When Terry’s next-door neighbor Denny (Kevin Costner) drops by, Terry informs him her husband is gone. Denny detects the anger and bitterness she’s trying to drown with alcohol, but he can’t offer any advice in this arena since he’s also a drunk and a marijuana-smoking loner. Although once a great baseball star, Denny knows those days are over and is now a DJ on a radio show where he’s supposed to talk about baseball but ignores that subject like the plague.

Denny becomes a regular at Terry’s. While the girls take over the daily routines of keeping their life on track and fixing the meals, mom continues to fuel her anger with the bottle, never missing an opportunity to lash out at the girls and even at Denny.

“It’s a very honest relationship that isn’t based on love,” said Costner. “Denny is a broken man, too, and he’s willing to hang out with her.”

It doesn’t take long for the girls to like Denny and to enjoy the occasional laugh he brings to their dinner table. Denny even lands a job for Andy (Erika Christensen) as an assistant with his producer Shep (Mike Bender). Much to her mother’s objection, Andy and Shep are soon an item.

The Upside of Anger, an adult film that touches on a lot of issues, is mostly about misplaced anger.

“Mike takes this idea that sometimes we make a gigantic miscalculation, a wrong assumption, and we color everything in our life by that and everyone in our life pays the price for that,” explained Costner, who lets it all hang out in his unconventional role here. He even gained 20 pounds to become Terry, a man who’s aging and out-of-shape both physically and emotionally.

Joan Allen (The Contender) steals this film with her amazing ability to make Terry seethe with anger, yet in a second turn her rage into comedic moments with Denny.
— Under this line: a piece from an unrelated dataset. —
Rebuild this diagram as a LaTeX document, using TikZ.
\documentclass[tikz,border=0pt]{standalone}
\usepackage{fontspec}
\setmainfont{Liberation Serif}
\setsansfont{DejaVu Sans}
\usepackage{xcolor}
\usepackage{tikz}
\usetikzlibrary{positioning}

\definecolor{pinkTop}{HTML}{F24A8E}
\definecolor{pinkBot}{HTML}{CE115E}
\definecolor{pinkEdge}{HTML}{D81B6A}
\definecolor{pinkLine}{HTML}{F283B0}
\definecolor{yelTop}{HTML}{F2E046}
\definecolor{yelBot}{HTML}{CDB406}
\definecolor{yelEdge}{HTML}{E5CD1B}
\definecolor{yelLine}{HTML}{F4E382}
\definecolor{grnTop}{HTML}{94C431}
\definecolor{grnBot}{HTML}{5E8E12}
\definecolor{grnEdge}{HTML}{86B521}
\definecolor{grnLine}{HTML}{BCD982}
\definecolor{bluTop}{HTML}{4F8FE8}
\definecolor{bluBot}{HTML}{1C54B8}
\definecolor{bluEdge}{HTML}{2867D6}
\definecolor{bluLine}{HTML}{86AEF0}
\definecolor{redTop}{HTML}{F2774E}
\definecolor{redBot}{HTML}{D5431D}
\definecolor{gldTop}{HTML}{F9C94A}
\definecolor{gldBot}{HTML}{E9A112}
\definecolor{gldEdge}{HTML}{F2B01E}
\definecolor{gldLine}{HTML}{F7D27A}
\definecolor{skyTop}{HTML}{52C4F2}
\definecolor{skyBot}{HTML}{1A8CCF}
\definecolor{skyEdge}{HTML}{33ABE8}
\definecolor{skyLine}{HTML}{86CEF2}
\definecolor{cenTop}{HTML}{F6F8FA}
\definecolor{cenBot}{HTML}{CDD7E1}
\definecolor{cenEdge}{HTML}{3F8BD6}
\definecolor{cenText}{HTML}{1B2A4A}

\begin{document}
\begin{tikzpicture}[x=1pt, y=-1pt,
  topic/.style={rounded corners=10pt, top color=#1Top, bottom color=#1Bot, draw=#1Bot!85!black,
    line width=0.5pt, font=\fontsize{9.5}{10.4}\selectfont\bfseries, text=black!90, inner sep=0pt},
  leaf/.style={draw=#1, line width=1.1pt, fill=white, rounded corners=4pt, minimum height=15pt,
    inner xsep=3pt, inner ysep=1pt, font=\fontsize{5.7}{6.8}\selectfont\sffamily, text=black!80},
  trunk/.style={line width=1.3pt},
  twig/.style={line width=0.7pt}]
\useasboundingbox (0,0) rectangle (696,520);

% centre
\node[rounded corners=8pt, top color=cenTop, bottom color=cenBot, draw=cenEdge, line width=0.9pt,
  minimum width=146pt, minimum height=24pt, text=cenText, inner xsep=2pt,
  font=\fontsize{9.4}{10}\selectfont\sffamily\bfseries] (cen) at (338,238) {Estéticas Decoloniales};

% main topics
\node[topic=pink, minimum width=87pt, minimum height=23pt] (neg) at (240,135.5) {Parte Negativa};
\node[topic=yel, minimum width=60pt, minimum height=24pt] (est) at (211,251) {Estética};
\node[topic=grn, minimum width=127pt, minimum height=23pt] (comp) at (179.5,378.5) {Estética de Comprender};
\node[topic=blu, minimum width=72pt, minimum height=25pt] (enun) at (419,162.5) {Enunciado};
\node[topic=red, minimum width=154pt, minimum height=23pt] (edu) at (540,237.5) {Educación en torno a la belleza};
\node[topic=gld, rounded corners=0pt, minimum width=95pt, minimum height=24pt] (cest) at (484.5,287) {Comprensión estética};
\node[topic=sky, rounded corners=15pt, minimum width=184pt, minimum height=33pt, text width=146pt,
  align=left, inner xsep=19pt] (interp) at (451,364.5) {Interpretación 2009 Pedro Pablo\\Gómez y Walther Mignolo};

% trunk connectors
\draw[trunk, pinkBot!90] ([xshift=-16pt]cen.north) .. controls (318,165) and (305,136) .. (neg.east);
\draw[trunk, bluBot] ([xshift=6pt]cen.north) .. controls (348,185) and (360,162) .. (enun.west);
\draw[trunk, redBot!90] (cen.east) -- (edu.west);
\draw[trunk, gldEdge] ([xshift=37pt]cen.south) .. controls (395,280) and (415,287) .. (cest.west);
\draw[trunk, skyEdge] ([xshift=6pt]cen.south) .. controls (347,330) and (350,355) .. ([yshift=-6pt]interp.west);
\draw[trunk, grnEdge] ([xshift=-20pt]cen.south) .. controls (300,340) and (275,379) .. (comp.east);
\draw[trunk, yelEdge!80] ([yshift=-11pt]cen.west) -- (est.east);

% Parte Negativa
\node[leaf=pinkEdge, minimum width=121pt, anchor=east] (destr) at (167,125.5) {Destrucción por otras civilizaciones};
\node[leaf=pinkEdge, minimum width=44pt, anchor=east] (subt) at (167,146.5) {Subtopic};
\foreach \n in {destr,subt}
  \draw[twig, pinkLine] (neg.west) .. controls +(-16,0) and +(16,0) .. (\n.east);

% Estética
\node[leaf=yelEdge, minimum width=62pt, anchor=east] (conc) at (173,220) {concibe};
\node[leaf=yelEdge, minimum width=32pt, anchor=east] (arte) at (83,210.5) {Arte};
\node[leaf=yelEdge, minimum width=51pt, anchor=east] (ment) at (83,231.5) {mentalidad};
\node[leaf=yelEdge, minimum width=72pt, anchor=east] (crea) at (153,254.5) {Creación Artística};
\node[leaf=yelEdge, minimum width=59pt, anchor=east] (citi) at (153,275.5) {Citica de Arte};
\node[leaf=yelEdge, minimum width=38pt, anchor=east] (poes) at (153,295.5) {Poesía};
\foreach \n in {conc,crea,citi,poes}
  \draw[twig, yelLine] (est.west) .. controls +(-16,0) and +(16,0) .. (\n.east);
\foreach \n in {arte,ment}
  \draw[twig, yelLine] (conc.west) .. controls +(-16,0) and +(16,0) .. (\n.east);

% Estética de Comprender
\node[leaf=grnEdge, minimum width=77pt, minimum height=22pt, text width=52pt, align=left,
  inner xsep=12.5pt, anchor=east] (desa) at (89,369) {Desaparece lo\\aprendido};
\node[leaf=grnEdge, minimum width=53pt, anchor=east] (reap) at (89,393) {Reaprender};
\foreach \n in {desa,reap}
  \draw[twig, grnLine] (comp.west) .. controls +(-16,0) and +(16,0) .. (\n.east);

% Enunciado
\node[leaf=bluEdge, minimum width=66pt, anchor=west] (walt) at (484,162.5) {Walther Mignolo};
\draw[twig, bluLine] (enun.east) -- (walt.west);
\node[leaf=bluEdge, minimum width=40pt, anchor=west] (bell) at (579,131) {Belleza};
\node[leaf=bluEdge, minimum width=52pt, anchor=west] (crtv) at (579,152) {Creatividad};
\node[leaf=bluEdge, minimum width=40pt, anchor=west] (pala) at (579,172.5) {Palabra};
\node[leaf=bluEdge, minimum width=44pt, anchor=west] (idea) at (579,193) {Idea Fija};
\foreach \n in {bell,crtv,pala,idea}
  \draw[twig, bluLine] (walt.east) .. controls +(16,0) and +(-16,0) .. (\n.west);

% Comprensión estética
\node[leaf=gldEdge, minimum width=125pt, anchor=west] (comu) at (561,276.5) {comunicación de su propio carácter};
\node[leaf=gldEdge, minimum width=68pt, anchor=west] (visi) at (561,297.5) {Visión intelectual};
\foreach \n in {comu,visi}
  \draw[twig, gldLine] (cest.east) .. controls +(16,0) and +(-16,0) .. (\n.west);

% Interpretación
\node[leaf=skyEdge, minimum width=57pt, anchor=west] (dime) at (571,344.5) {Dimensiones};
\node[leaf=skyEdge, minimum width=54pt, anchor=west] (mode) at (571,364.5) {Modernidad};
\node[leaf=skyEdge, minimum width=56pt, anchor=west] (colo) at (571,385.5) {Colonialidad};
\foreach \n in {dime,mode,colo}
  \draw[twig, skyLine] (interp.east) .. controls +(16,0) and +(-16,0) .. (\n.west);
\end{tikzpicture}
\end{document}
“When I first read the script I definitely thought of it as a comedy, but it has very poignant parts throughout,” said Allen. “I know Mike wants it to be very multidimensional … That made it really fun to do the scenes because one day Terry is incredibly charming, and the next day she is tearing her hair out, then the next she is being a real pill. As an actor, I get to play a wide variety of emotional levels, which is great.”

Because The Upside of Anger deals with abrasive people, it can make moviegoers feel uncomfortable. The performances of Allen and Costner clearly demonstrate, however, that these characters are broken people, that any of us could be like them at one time or another, and that not dealing with anger in a positive way can have disastrous results.

(Released by New Line Cinema and rated R” for language, sexual situations, brief comic violence and some drug use.)